July 3, 2010

Train of Thought


YouTube video posted by TheNewsEurope


Whichever side you fall on in the great debate of Seattle police officer Ian Walsh's justification for punching a 17-year-old girl during a jaywalking incident ... I personally could not help but think of artist Chris Burden's 1993 installation at The Fabric Workshop and Museum in Philadelphia, PA titled L.A.P.D. Uniform.



As per The Fabric Workshop and Museum's website:

"Created in response to the 1992 Los Angeles riots, L.A.P.D. Uniform alludes not only to the violence of that landmark incident, but also to the power of the police to inflict violence as well as to protect us from it. Burden frequently employs a radical change of scale, using toys or toy-like objects to stand in as symbols of actual or potential destruction. In L.A.P.D. Uniform, he seizes our attention with 30 reproductions of an enlarged version of a police uniform. The uniform, made for an officer seven-feet, four-inches tall, includes a badge, a baton, and an actual gun. The number, size and forms of this piece allows the work to retain powerful meanings even when divorced from its original context. The viewer becomes child-size, disempowered, and vulnerable. Or are we protected and shielded?"



Thinking of L.A.P.D. Uniform and notions of power and disempowerment in this world led me to pull down my copy of Chris Burden: Beyond The Limits, published by MAK, Cantz Verlag, 1996. Various forms of power play are initiated on a much bigger level by governments and big businesses every second of every day of every year ... and I now remembered another piece by Chris Burden titled The Other Vietnam Memorial, 1991. 



As per Chris Burden: Beyond The Limits:

"The Other Vietnam Memorial consists of twelve huge copper panels, each 7 ft. by 12 ft., mounted on a central pole. The panels are hinged, like pages in a book, and can be turned. Etched into the copper panels, in a very small 6 point type, are three million names, symbolizing the North and the South Vietnamese killed during the U.S. involvement from 1968 to 1973, in the Vietnamese Civil War. This memorial is obviously a counterpoint to Maya Lin's Washington D.C. Memorial Wall."
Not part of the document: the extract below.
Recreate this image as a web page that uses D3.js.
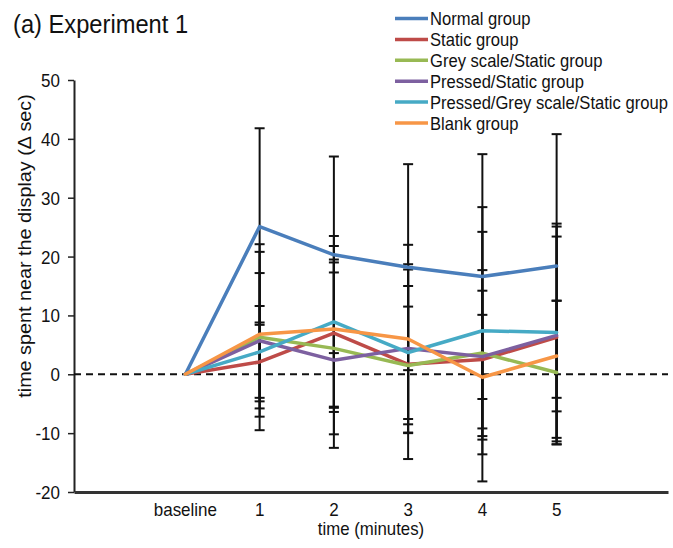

"The war exacted a huge human cost in terms of fatalities, including 3 to 4 million Vietnamese from both sides, 1.5 to 2 million Laotians and Cambodians, and 58,159 U.S. soldiers."



. . . . . . . . 


On June 27, 2010, Paul Krugman wrote an op-ed article titled The Third Depression for The New York Times.  I noted with interest that one of the highest recommended Reader's Comments for this article comes from a writer named Phil in the mountains of Kyushu, Japan.  Phil writes from his perch:


"Yes, another bad bit of history we're in - but the parallel goes to WWI. ...


Like royalty then, Corporate America today holds national governments to militarism. Wherever corporates see profits, they have the U.S. set up, arm, and secret-police-train dictators to toady to them - first for oil and construction conglomerates, then for environmental-and-safety-lax manufacturing, and expansion of Industrial Ag. This last, thanks to subsidies from a permanently bribed U.S. Congress, worldwide undercuts small farms, kills traditional communities, and forces the migration of millions to all the new, slum sprawl megalopolises. There the uprooted serve as cheap labor, and as prey to the sprawl, fast food, video gaming, gangsta styles, and other corporate marketing.


Corporate America ever expands in a logic without room for balance or sustainability. This, with its dictators, amounts to permanent war against lands and peoples. ...


... So it's not, as your column today limits itself to seeing, simply economic corruption and collapse. It's far worse - far more like the total evil that the complacent powerful wrecked on all one century ago."